The hotel is about a $40 million project within an initial $70 million total first phase of the Ballpark District, which is what the club is calling the area around the ballpark. That includes riverfront improvements such as enhanced trails and seating areas.
A $5 million grant from the Kansas Department of Commerce, with money from the American Rescue Plan Act, will pay for those improvements. The grant also requires a 25% match by the city.
Construction of the hotel, a 90,000-square-foot office building with ground-floor retail, a 30,000-square-foot office building with ground-floor retail and a 283-stall parking garage will start later this year and be ready by summer of 2024.
The city is using $8.7 million in property taxes collected in the Delano Tax Increment Financing (TIF) district to pay for the parking garage.
The city also is issuing up to $40 million in industrial revenue bonds (IRBs) for the office buildings, which provides a $906,500 tax exemption on building materials for the ball club and EPC Real Estate. The sales tax exemption does not apply to the hotel building.
Bradley said the architect for the baseball stadium, Overland Park-based DLR Group, was working with Dream in Las Vegas, which is how the club came to be in contact with the company.

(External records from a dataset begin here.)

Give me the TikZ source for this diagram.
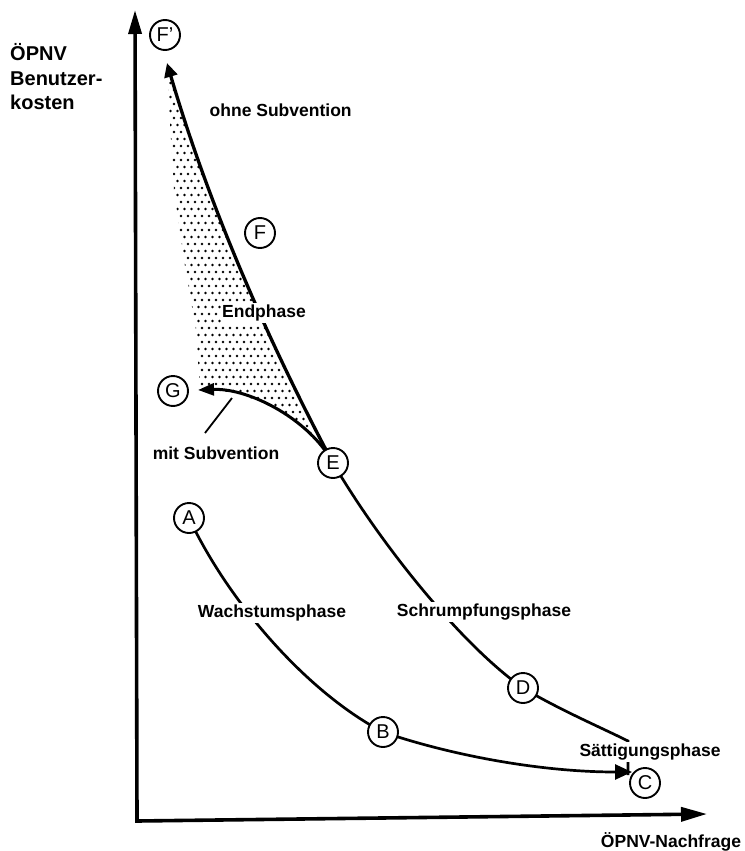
\documentclass[tikz,border=0pt]{standalone}
\usepackage{fontspec}
\setmainfont{Liberation Sans}
\usetikzlibrary{arrows.meta,backgrounds}
\begin{document}
\begin{tikzpicture}[x=1pt,y=-1pt,
  circ/.style={circle,draw,line width=1.9pt,fill=white,minimum size=30pt,inner sep=0pt,font=\fontsize{20}{22}\selectfont},
  lbl/.style={fill=white,inner sep=1.5pt,font=\fontsize{17.5}{21}\selectfont\bfseries},
  axisline/.style={line width=3.6pt},
  thickcurve/.style={line width=3.3pt},
  curve/.style={line width=2.7pt},
  leader/.style={line width=1.8pt}
]
\useasboundingbox (0,0) rectangle (744,851);

% axes
\coordinate (O) at (137,821);
\coordinate (Ytip) at (135,10);
\coordinate (Xtip) at (707,814);
\draw[axisline,{Triangle[length=24pt,width=13pt]}-{Triangle[length=26pt,width=14pt]}] (Ytip) -- (O) -- (Xtip);

% circle nodes
\node[circ] (Fp) at (165,35) {F'};
\node[circ] (F) at (260,233) {F};
\node[circ] (G) at (173,391) {G};
\node[circ] (E) at (333,463) {E};
\node[circ] (A) at (189,518) {A};
\node[circ] (D) at (523,688) {D};
\node[circ] (B) at (383,732) {B};
\node[circ] (C) at (645,783) {C};

% free ends
\coordinate (Fptip) at (167,63);
\coordinate (Gtip) at (198,390);
\coordinate (Ctip) at (632,772);
\coordinate (Dend) at (628,741);
\coordinate (Dtick) at (628,775);
\coordinate (m1) at (232,398);
\coordinate (m2) at (205,433);

\begin{pgfonlayer}{background}
  % dotted area
  \begin{scope}
    \clip (167,66) .. controls (206,196) and (262,330) .. (333,463)
          .. controls (310,420) and (250,388) .. (200,390)
          -- (196,330) -- (184,260) -- (174,190) -- (167,72) -- cycle;
    \foreach \r in {0,...,57}{
      \foreach \c in {0,...,25}{
        \pgfmathsetmacro\xx{160+\c*7+mod(\r,2)*3.5}
        \pgfmathsetmacro\yy{62+\r*7}
        \fill[black] (\xx,\yy) circle[radius=1.45];
      }
    }
  \end{scope}
  % ohne Subvention
  \draw[thickcurve,-{Triangle[length=14pt,width=13pt]}] (E.center) .. controls (262,330) and (206,196) .. (Fptip);
  % mit Subvention
  \draw[curve,line width=3pt,-{Triangle[length=16pt,width=12pt]}] (E.center) .. controls (310,420) and (250,388) .. (Gtip);
  % Schrumpfung
  \draw[curve] (E.center) .. controls (383,548) and (463,646) .. (D.center)
        .. controls (560,710) and (600,727) .. (Dend) -- (Dtick);
  % Wachstum
  \draw[curve] (A.center) .. controls (229,603) and (308,693) .. (B.center);
  \draw[curve,-{Triangle[length=17pt,width=15pt]}] (B.center) .. controls (450,755) and (540,772) .. (Ctip);
\end{pgfonlayer}

\draw[leader] (m1) -- (m2);

% labels
\node[font=\fontsize{20}{24.5}\selectfont\bfseries,align=left,anchor=west,inner sep=0pt] (ylab) at (10,77) {ÖPNV\\Benutzer-\\kosten};
\node[lbl,anchor=west] (ohne) at (208,110) {ohne Subvention};
\node[lbl] (endph) at (264,313) {Endphase};
\node[lbl] (mit) at (216,453) {mit Subvention};
\node[lbl] (wachs) at (272,613) {Wachstumsphase};
\node[lbl] (schr) at (484,612) {Schrumpfungsphase};
\node[lbl] (satt) at (650,752) {Sättigungsphase};
\node[lbl] (xlab) at (671,842) {ÖPNV-Nachfrage};
\end{tikzpicture}
\end{document}
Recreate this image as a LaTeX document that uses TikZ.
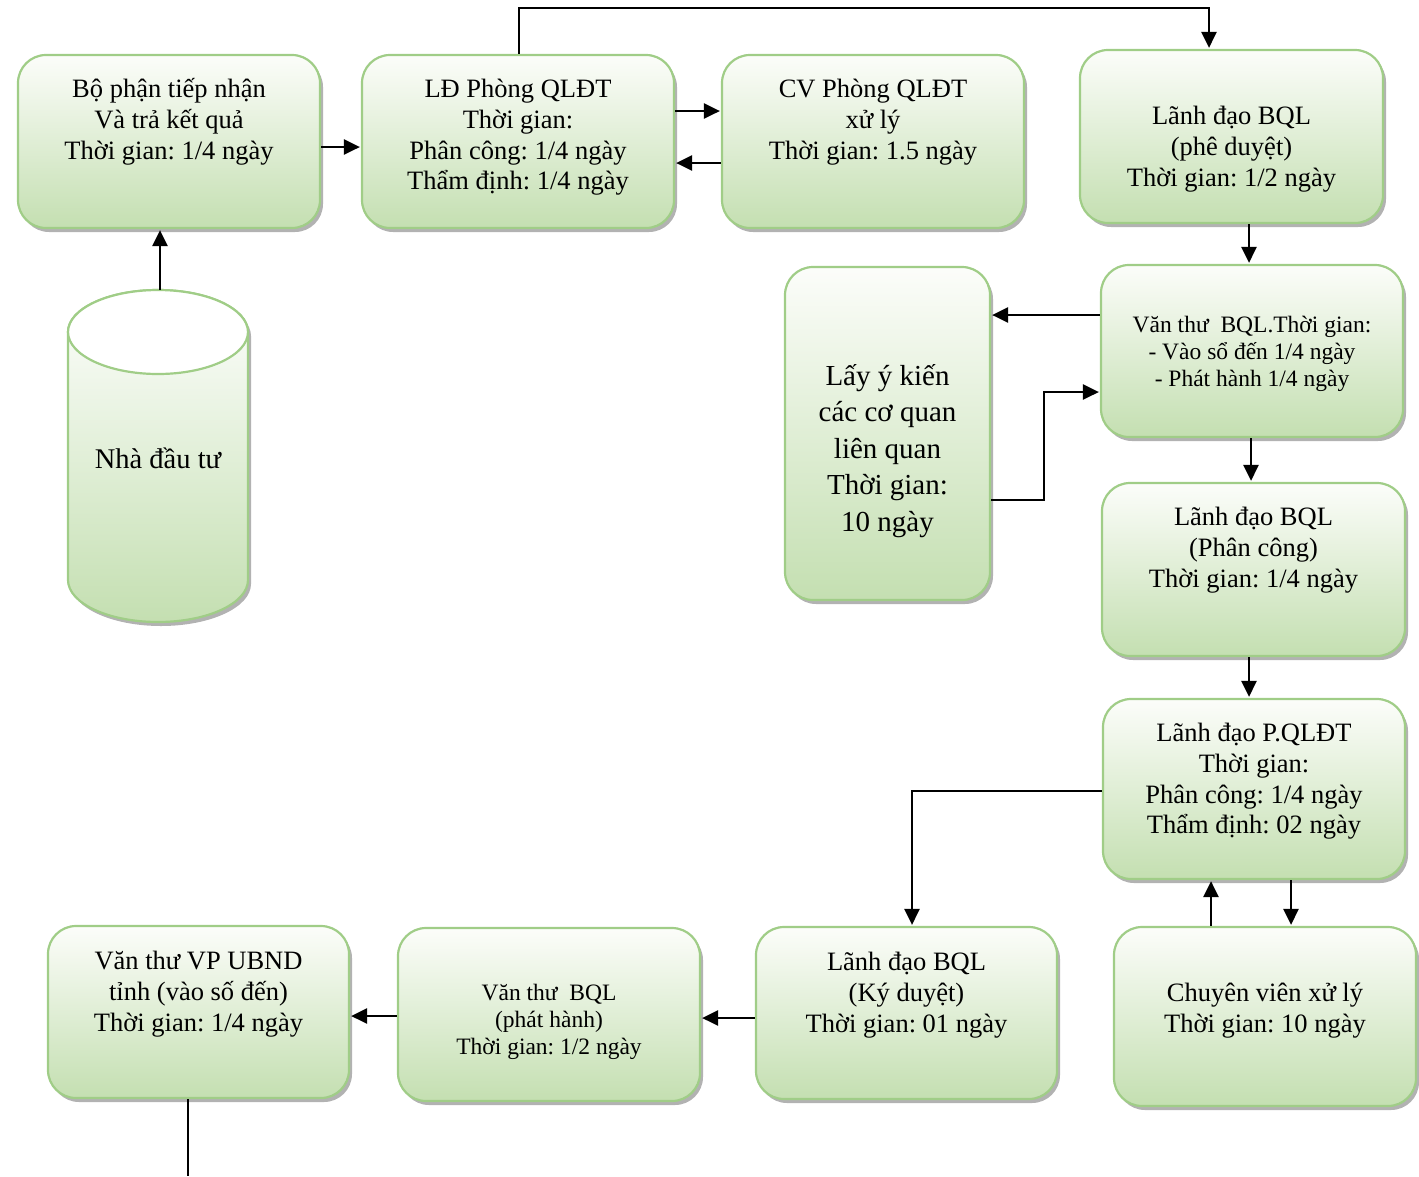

He said his team is in talks with potential office tenants, and he said the hotel will be highly desirable for them and their clients.
“It was a very strategic decision as far as who this operator needed to be.”
NAI Martens also is handling leasing for the offices, retail and restaurants with brokers Patrick Ahern, Grant Glasgow and Stephanie Wiens.
Kobritz said Wichita soon will see a vision become reality, and he said that’s a reality that would not have happened with the city’s former 1934 ballpark that was demolished to make way for Riverfront Stadium.
“If I’m looking out my window at Lawrence-Dumont, you can be sure (Dream Hotel Group) wouldn’t be interested in coming here,” he said.
Kobritz said that although Wichita has some great hotels, he thinks Unscripted will be unique.
“They’re going to be doing something very special here in Wichita that we’re all going to be very proud of.”